▶ [What is being asked] Extract every entry word for word. Skip the pictures.

Records with drawing code
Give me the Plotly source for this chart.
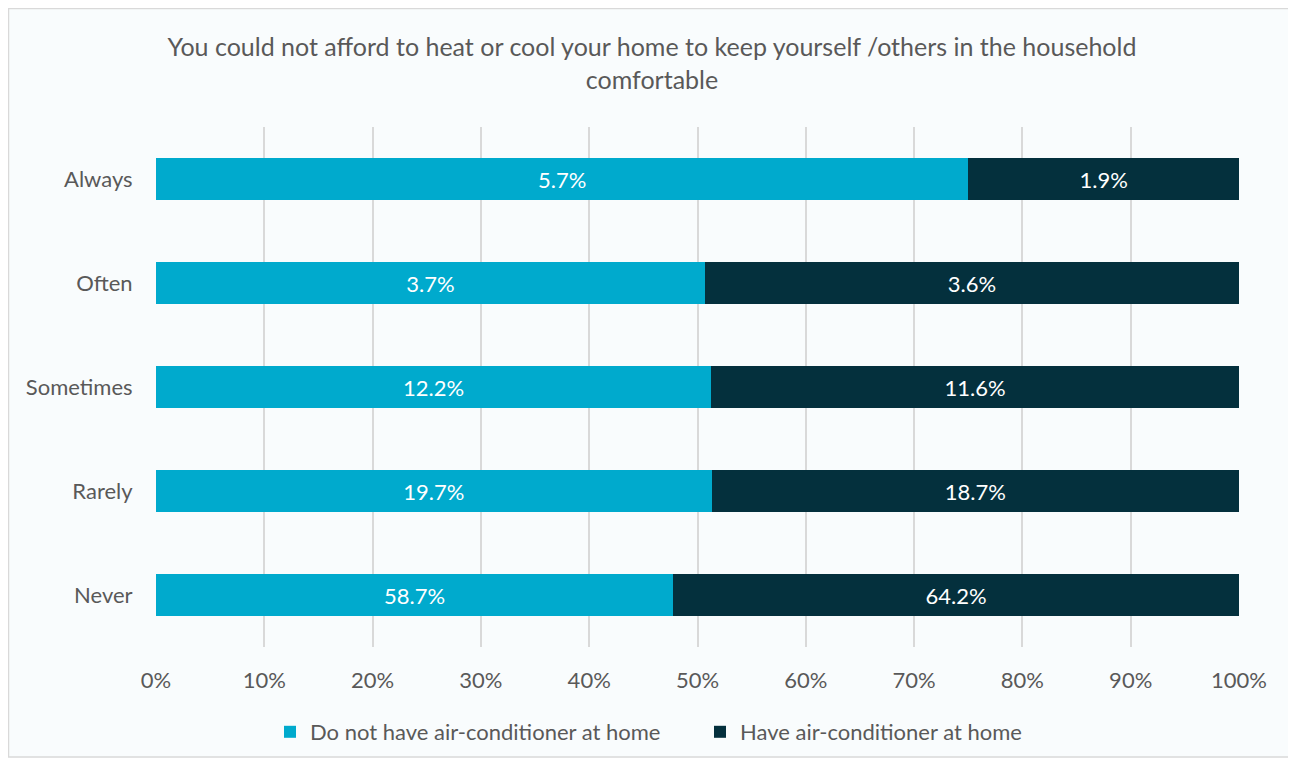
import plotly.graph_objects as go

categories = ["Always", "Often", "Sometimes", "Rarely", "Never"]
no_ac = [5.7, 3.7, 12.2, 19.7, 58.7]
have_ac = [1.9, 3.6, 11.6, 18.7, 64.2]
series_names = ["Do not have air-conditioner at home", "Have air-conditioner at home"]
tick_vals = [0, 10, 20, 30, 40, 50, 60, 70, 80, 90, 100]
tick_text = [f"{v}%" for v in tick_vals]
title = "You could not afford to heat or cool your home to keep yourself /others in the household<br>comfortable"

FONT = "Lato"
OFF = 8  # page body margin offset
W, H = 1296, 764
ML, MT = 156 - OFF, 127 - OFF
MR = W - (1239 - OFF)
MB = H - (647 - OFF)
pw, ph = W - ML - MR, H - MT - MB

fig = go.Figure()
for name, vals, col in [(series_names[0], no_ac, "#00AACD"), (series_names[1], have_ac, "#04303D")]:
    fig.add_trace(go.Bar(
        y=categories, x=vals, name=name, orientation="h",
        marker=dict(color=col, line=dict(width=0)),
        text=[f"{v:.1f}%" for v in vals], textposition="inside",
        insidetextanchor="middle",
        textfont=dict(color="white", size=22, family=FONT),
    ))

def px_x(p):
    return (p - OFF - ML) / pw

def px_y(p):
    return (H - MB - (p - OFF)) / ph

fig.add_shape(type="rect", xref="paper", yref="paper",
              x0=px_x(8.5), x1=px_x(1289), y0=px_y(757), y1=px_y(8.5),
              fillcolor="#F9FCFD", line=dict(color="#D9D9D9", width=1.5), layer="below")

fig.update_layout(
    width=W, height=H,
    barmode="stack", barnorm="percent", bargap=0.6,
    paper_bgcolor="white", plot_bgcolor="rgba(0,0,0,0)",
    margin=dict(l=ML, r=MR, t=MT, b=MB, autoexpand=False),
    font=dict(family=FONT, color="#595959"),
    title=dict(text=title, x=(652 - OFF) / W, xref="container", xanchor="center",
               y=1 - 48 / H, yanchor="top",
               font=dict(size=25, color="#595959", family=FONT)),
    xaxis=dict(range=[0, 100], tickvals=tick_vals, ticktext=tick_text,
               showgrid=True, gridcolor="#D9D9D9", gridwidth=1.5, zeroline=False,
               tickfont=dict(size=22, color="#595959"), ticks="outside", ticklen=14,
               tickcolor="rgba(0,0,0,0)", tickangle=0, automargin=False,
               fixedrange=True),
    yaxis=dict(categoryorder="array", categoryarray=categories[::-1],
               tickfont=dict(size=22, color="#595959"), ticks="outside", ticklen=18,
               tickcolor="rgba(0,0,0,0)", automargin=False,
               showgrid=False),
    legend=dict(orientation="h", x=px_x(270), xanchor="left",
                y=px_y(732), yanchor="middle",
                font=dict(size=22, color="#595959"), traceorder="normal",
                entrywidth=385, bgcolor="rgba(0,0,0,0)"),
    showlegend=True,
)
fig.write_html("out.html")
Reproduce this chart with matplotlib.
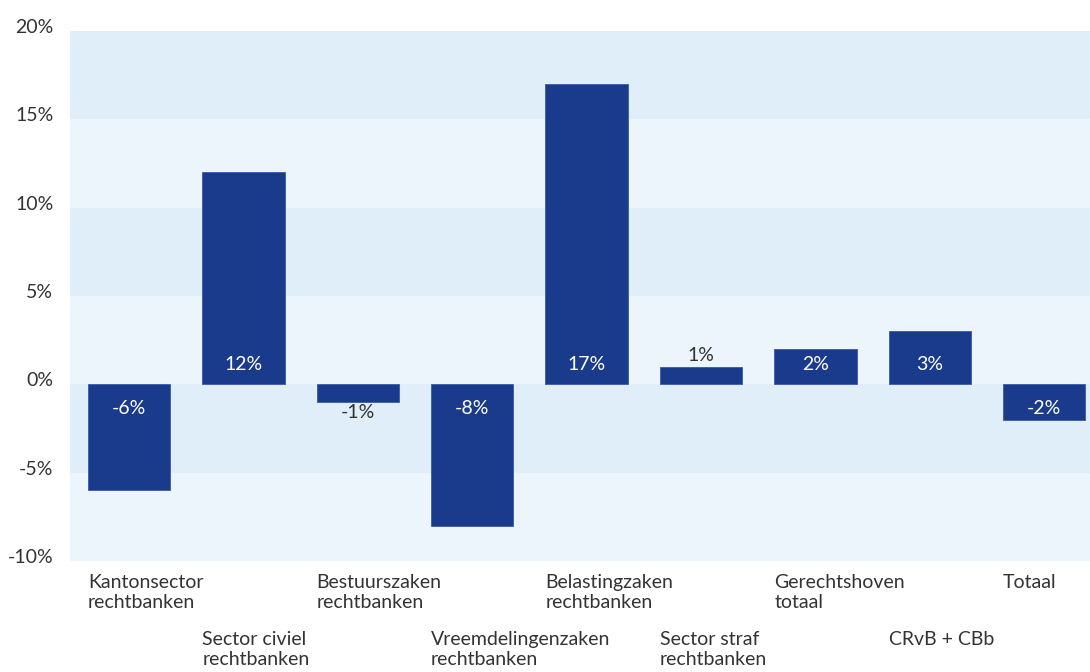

▶ [Task solution]
Give me the Plotly source for this chart.
import plotly.graph_objects as go

categories = ["Always", "Often", "Sometimes", "Rarely", "Never"]
no_ac = [5.7, 3.7, 12.2, 19.7, 58.7]
have_ac = [1.9, 3.6, 11.6, 18.7, 64.2]
series_names = ["Do not have air-conditioner at home", "Have air-conditioner at home"]
tick_vals = [0, 10, 20, 30, 40, 50, 60, 70, 80, 90, 100]
tick_text = [f"{v}%" for v in tick_vals]
title = "You could not afford to heat or cool your home to keep yourself /others in the household<br>comfortable"

FONT = "Lato"
OFF = 8  # page body margin offset
W, H = 1296, 764
ML, MT = 156 - OFF, 127 - OFF
MR = W - (1239 - OFF)
MB = H - (647 - OFF)
pw, ph = W - ML - MR, H - MT - MB

fig = go.Figure()
for name, vals, col in [(series_names[0], no_ac, "#00AACD"), (series_names[1], have_ac, "#04303D")]:
    fig.add_trace(go.Bar(
        y=categories, x=vals, name=name, orientation="h",
        marker=dict(color=col, line=dict(width=0)),
        text=[f"{v:.1f}%" for v in vals], textposition="inside",
        insidetextanchor="middle",
        textfont=dict(color="white", size=22, family=FONT),
    ))

def px_x(p):
    return (p - OFF - ML) / pw

def px_y(p):
    return (H - MB - (p - OFF)) / ph

fig.add_shape(type="rect", xref="paper", yref="paper",
              x0=px_x(8.5), x1=px_x(1289), y0=px_y(757), y1=px_y(8.5),
              fillcolor="#F9FCFD", line=dict(color="#D9D9D9", width=1.5), layer="below")

fig.update_layout(
    width=W, height=H,
    barmode="stack", barnorm="percent", bargap=0.6,
    paper_bgcolor="white", plot_bgcolor="rgba(0,0,0,0)",
    margin=dict(l=ML, r=MR, t=MT, b=MB, autoexpand=False),
    font=dict(family=FONT, color="#595959"),
    title=dict(text=title, x=(652 - OFF) / W, xref="container", xanchor="center",
               y=1 - 48 / H, yanchor="top",
               font=dict(size=25, color="#595959", family=FONT)),
    xaxis=dict(range=[0, 100], tickvals=tick_vals, ticktext=tick_text,
               showgrid=True, gridcolor="#D9D9D9", gridwidth=1.5, zeroline=False,
               tickfont=dict(size=22, color="#595959"), ticks="outside", ticklen=14,
               tickcolor="rgba(0,0,0,0)", tickangle=0, automargin=False,
               fixedrange=True),
    yaxis=dict(categoryorder="array", categoryarray=categories[::-1],
               tickfont=dict(size=22, color="#595959"), ticks="outside", ticklen=18,
               tickcolor="rgba(0,0,0,0)", automargin=False,
               showgrid=False),
    legend=dict(orientation="h", x=px_x(270), xanchor="left",
                y=px_y(732), yanchor="middle",
                font=dict(size=22, color="#595959"), traceorder="normal",
                entrywidth=385, bgcolor="rgba(0,0,0,0)"),
    showlegend=True,
)
fig.write_html("out.html")
Reproduce this chart with matplotlib.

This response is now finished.